Monopolization: Globalization processes have to date been closely associated with "consolidation" of economic interests into monopolies and cartels, however carefully disguised by creative labelling. The impact on knowledge is seen in the tendency to lock users into particular products, notably in the case of software and other proprietary knowledge-ware (as marketed by consultants). Basically if it can be commercialized then it has already lost its integrative function -- it has become a product rather than a "contextulizer". But analogous efforts are made to lock people into particular ideologies and belief systems -- a practice long-cultivated by the religions of the world. Academic schools of thought are also assiduous in deliberately training students to carry on a particular tradition and to oppose, even by dubious means, the explorations of alternative schools. It is in this environment that the frenzied global competition for Nobel Prizes in various domains of knowledge takes place. Clearly it is not within this framework that there can be any hope for a meaningful global competition for Noble Prizes in Wisdom.
Conflated understanding of "universal": The challenge seems to lie in disentangling conflated levels of understanding. Dealing with daily reality seems to demand increasingly specialized and fragmented domains of knowledge -- and increasingly engenders dependence on those with the necessary expertise. At the same time, the crises resulting from inability to coordinate and integrate such fragmented knowledge in response to complex crises provokes anguished calls for both "universal" theories and languages, as well as "global" strategies, programmes, and ethical systems.

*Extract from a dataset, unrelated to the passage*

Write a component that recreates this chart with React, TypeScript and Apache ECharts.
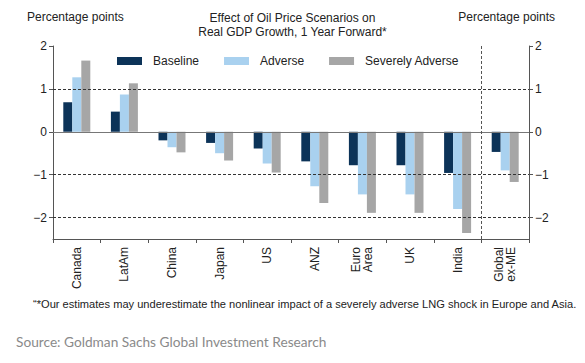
import React, { useEffect, useRef } from "react";
import * as echarts from "echarts";

const categories = ["Canada", "LatAm", "China", "Japan", "US", "ANZ", "Euro\nArea", "UK", "India", "Global\nex-ME"];
const baseline = [0.69, 0.47, -0.2, -0.26, -0.39, -0.69, -0.78, -0.78, -0.96, -0.47];
const adverse = [1.27, 0.87, -0.36, -0.5, -0.74, -1.27, -1.46, -1.46, -1.8, -0.9];
const severelyAdverse = [1.66, 1.13, -0.48, -0.67, -0.95, -1.66, -1.89, -1.89, -2.36, -1.17];
const seriesNames = ["Baseline", "Adverse", "Severely Adverse"];
const colors = ["#0c3358", "#a9d1ef", "#a6a6a6"];
const yTicks = [-2, -1, 0, 1, 2];
const dashedGrid = [1, -1, -2];
const separatorAt = 9;

const titleText = "Effect of Oil Price Scenarios on\nReal GDP Growth, 1 Year Forward*";
const unitText = "Percentage points";
const footnote = "\u201C*Our estimates may underestimate the nonlinear impact of a severely adverse LNG shock in Europe and Asia.";
const sourceText = "Source: Goldman Sachs Global Investment Research";

const FONT = "'Liberation Sans', Arial, sans-serif";

const fmt = (v: number) => {
  if (Math.abs(v - Math.round(v)) > 1e-9) return "";
  return v < 0 ? "\u2212" + Math.abs(v) : String(v);
};

function makeYAxis(position: "left" | "right") {
  return {
    type: "value",
    position,
    min: -2.5,
    max: 2,
    interval: 0.5,
    axisLine: { show: true, lineStyle: { color: "#555", width: 1 } },
    axisTick: { show: true, length: 4, customValues: yTicks, lineStyle: { color: "#555" } },
    axisLabel: {
      customValues: yTicks,
      formatter: fmt,
      color: "#222",
      fontSize: 12,
      fontFamily: FONT,
      margin: 6,
    },
    splitLine: { show: false },
  };
}

export default function App() {
  const ref = useRef<HTMLDivElement>(null);
  useEffect(() => {
    if (!ref.current) return;
    const chart = echarts.init(ref.current, undefined, { renderer: "svg" });
    const data = [baseline, adverse, severelyAdverse];
    const option: any = {
      animation: false,
      backgroundColor: "#fff",
      title: {
        text: titleText,
        left: "center",
        top: 11,
        padding: 0,
        textStyle: { fontSize: 12, fontWeight: "normal", color: "#222", fontFamily: FONT, lineHeight: 14 },
      },
      legend: {
        data: seriesNames,
        top: 55,
        left: 117,
        padding: 0,
        itemWidth: 25,
        itemHeight: 8,
        itemGap: 25,
        icon: "rect",
        textStyle: { fontSize: 12, color: "#222", fontFamily: FONT, padding: [0, 0, 0, 6] },
      },
      grid: { left: 53, right: 56, top: 46, bottom: 124, containLabel: false },
      xAxis: [
        {
          type: "category",
          data: categories,
          axisLine: { show: true, onZero: false, lineStyle: { color: "#555" } },
          axisTick: { show: true, length: 4, lineStyle: { color: "#555" } },
          axisLabel: {
            rotate: 90,
            interval: 0,
            margin: 8,
            fontSize: 12,
            color: "#222",
            fontFamily: FONT,
            lineHeight: 12,
          },
        },
        { type: "value", min: 0, max: categories.length, show: false },
      ],
      yAxis: [makeYAxis("left"), makeYAxis("right")],
      series: [
        ...data.map((d, i) => ({
          name: seriesNames[i],
          type: "bar",
          data: d,
          barWidth: 9,
          barGap: "0%",
          itemStyle: { color: colors[i] },
          z: 2,
          ...(i === 0
            ? {
                markLine: {
                  silent: true,
                  symbol: "none",
                  label: { show: false },
                  z: 5,
                  data: [
                    ...dashedGrid.map((v) => ({ yAxis: v, lineStyle: { color: "#333", type: [3, 2], width: 1 } })),
                    { yAxis: 0, lineStyle: { color: "#777", type: "solid", width: 1 } },
                  ],
                },
              }
            : {}),
        })),
        {
          type: "line",
          xAxisIndex: 1,
          yAxisIndex: 0,
          data: [[separatorAt, 0]],
          showSymbol: false,
          symbol: "none",
          lineStyle: { opacity: 0 },
          silent: true,
          markLine: {
            silent: true,
            symbol: "none",
            label: { show: false },
            data: [{ xAxis: separatorAt }],
            lineStyle: { color: "#555", type: [3, 2], width: 1 },
          },
        },
      ],
      graphic: [
        { type: "text", left: 27, top: 11, style: { text: unitText, fill: "#222", font: "12px " + FONT } },
        { type: "text", right: 30, top: 11, style: { text: unitText, fill: "#222", font: "12px " + FONT } },
        { type: "text", left: 33, top: 298, style: { text: footnote, fill: "#222", font: "11.1px " + FONT } },
        { type: "text", left: 16, top: 334, style: { text: sourceText, fill: "#8a8a8a", font: "13.7px Lato, sans-serif" } },
      ],
    };
    chart.setOption(option);
    return () => chart.dispose();
  }, []);
  return (
    <div
      ref={ref}
      style={{ position: "fixed", left: 0, top: 0, width: 585, height: 363, background: "#fff" }}
    />
  );
}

Such universal frameworks are then promoted as relatively simple without recognizing the challenges to understanding that they represent -- even if they could be meaningfully articulated amongst the best and the brightest. For they would have to be more complex than the behaviours they are expected to regulate (in the light of the cybernetic Law of Requisite Variety) and as such are a major challenge to both individual and collective comprehension. The need for a different order of understanding is not recognized. Its nature is confused with simplistic understandings of universal and global.